Elon Musk‘s rocket company, SpaceX and Alphabet Inc (NASDAQ:GOOGL) are reportedly negotiating a launch deal to put data centers into orbit.

The speculative technology would bypass Earth’s massive power grid constraints just as SpaceX gears up for what may become the biggest public listing in history.

Google plans to launch prototype satellites by 2027 under its Project Suncatcher initiative.

The search giant already owns a 6.1% stake in SpaceX and is reportedly working with Planet Labs PBC (NYSE:PL) on the satellite builds.

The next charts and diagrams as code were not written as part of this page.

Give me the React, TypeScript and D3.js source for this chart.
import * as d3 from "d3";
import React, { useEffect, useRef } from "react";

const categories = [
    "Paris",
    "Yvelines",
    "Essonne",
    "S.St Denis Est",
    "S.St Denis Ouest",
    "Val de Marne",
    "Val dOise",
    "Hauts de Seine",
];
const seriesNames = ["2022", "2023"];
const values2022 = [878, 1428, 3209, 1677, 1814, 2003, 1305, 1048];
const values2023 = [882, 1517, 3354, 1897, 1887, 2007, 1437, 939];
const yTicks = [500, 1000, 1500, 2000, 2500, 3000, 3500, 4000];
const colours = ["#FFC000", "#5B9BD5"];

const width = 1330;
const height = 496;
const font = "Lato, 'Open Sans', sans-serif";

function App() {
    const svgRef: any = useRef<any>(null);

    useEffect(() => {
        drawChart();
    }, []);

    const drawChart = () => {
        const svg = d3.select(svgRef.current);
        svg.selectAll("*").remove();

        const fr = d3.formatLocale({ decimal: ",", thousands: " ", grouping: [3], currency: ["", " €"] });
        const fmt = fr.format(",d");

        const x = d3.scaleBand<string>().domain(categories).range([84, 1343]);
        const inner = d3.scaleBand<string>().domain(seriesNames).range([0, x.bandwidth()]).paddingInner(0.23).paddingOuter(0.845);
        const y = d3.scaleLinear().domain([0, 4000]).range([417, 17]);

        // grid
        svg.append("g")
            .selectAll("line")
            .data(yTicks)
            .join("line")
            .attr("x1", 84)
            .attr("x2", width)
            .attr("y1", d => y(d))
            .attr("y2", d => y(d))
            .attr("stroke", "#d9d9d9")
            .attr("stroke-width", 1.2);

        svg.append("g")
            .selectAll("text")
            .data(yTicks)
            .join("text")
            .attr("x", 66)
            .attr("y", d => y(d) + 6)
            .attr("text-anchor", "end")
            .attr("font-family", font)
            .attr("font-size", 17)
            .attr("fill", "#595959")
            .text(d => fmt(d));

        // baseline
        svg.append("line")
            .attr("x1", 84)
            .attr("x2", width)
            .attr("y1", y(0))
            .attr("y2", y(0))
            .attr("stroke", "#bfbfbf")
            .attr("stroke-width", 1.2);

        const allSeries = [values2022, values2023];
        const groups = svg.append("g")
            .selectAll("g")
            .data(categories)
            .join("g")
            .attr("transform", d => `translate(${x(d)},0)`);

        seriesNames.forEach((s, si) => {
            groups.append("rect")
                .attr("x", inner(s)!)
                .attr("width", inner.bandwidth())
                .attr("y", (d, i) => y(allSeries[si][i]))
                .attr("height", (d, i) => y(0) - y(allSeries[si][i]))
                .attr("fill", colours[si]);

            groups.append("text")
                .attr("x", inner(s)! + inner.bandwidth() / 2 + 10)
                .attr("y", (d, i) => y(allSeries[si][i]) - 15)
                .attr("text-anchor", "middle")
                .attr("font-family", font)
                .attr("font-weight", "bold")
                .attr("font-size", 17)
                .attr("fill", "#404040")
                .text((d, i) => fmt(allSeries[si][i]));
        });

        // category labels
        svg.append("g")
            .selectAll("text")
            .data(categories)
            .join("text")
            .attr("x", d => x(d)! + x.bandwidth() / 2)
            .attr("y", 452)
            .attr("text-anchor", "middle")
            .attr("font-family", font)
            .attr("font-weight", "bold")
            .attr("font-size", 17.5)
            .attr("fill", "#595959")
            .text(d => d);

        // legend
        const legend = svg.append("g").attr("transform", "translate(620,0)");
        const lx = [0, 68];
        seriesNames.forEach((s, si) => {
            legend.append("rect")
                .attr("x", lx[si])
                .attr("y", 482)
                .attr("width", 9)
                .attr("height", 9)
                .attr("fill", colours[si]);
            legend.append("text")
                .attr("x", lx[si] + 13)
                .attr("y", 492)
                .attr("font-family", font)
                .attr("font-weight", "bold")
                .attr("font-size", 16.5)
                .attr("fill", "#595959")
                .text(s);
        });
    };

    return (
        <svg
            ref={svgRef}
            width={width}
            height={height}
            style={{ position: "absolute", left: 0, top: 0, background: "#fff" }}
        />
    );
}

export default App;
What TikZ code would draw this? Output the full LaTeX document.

Space-based computing is quickly becoming a core part of the SpaceX pitch to investors. The company confidentially filed for a public listing this summer with a targeted valuation between $1.75 trillion and $2 trillion.

AI Consolidation In Orbit

To bolster its balance sheet ahead of the roadshow, SpaceX recently merged with Musk’s xAI in a deal valuing the combined entity at $1.25 trillion. The company also took an option to acquire AI coding startup Cursor for $60 billion later this year.

The rocket giant also locked down a major agreement to supply terrestrial computing power to AI startup Anthropic using 220,000 Nvidia GPUs. Anthropic has already expressed interest in utilizing SpaceX’s future orbital data centers.

A successful orbital test could fundamentally shift how tech giants scale artificial intelligence infrastructure.

Google CEO Sundar Pichai recently noted that “tiny racks of machines” in satellites could become a normal way to build data centers within a decade.

What The Traders See

The Polymarket contract on whether the SpaceX IPO hits a $2.2 trillion valuation sits at 47%. $2 trillion is at 71%.

Polymarket expects a SpaceX IPO to happen in June. June 15th is at 9%, and June 30th is at 70%.

SpaceX has an 87% chance of being the largest IPO this year, with Anthropic well behind with 9%.

With Google at the table, orbital data centers look less like vaporware and more like a legitimate, incoming infrastructure shift.